In an unprecedented move, about a dozen regional and national grant-making foundations will be contributing more than $800 million, so that pension cuts do not have to be even greater and to prevent the sale of all or part of the city’s extraordinary collection of art. That art collection is embraced by city residents and is one of the city’s top visitor attractions.
Bond holders, particularly the firms that provided insurance for city bonds, are taking a beating. They will receive about 14 cents for every dollar.
But everyone agrees it could have been worse. Sixteen months ago when Detroit entered bankruptcy, it was expected that all creditors would have to accept far-worse settlements.
After an imaginative plea by the leader of mediators appointed to try to create a bankruptcy plan, foundation leaders moved quickly to agree to significant contributions, including $125 million from the Ford Foundation, which, while now based in Manhattan, was created by the founders of the auto company. Museum donors helped, too.

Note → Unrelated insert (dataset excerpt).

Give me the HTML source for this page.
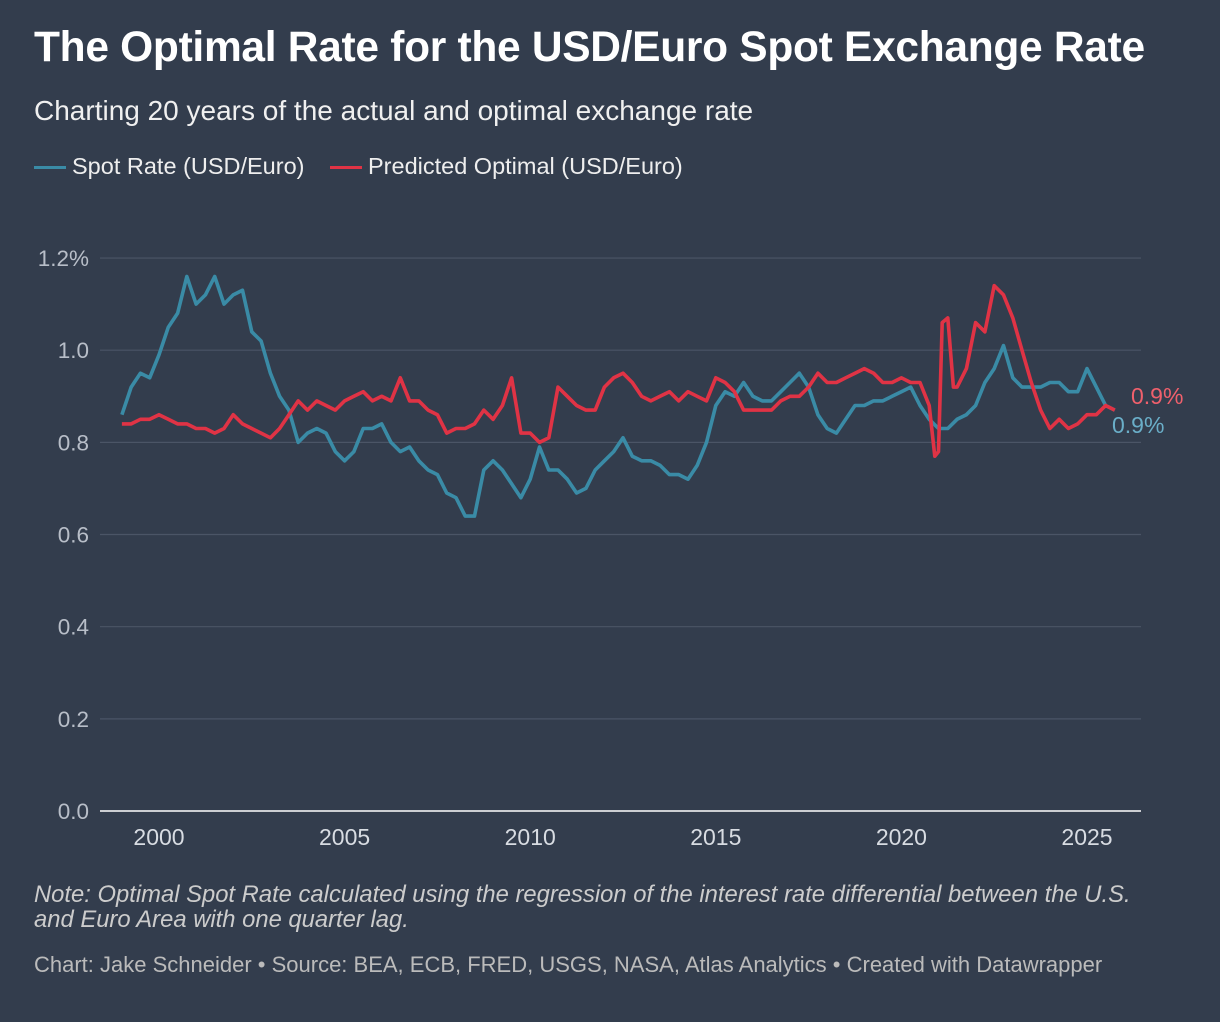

As part of the agreement, the city will give up ownership of the art collection to a new and traditional not-for-profit. That will prevent the art from being caught up in any further financial crises.
While there is cheering over the plan and how quickly in the complex and political world of municipal bankruptcies it came together, there is plenty of caution about the future. Detroit’s population is about half what it was at its peak in about 1960, and public services have been drastically cut. Empty houses and weed-filled lots give little hope for some parts of neighborhoods. The city must see job growth, and it must become more livable. That is why the new money in the bankruptcy plan, the $1.7 billion, is so important.
There are plenty of reasons why Detroit was in the financial predicament it was, lead by city leadership that found it easy to say “yes” to employees and pensioners without considering future costs, and who failed to diversify jobs beyond the auto industry, which was so good to the city for so many decades. For one, Detroit is within sight of Canada, this country’s largest trading partner, and should have been playing a much greater role in that trade.
At this moment, there is much to praise in the bankruptcy plan that provides a new starting point for Detroit. Those who shaped the plan’s creation, and those who gave up some of what they had been promised, deserve thanks. This country did not want to lose one of its major cities.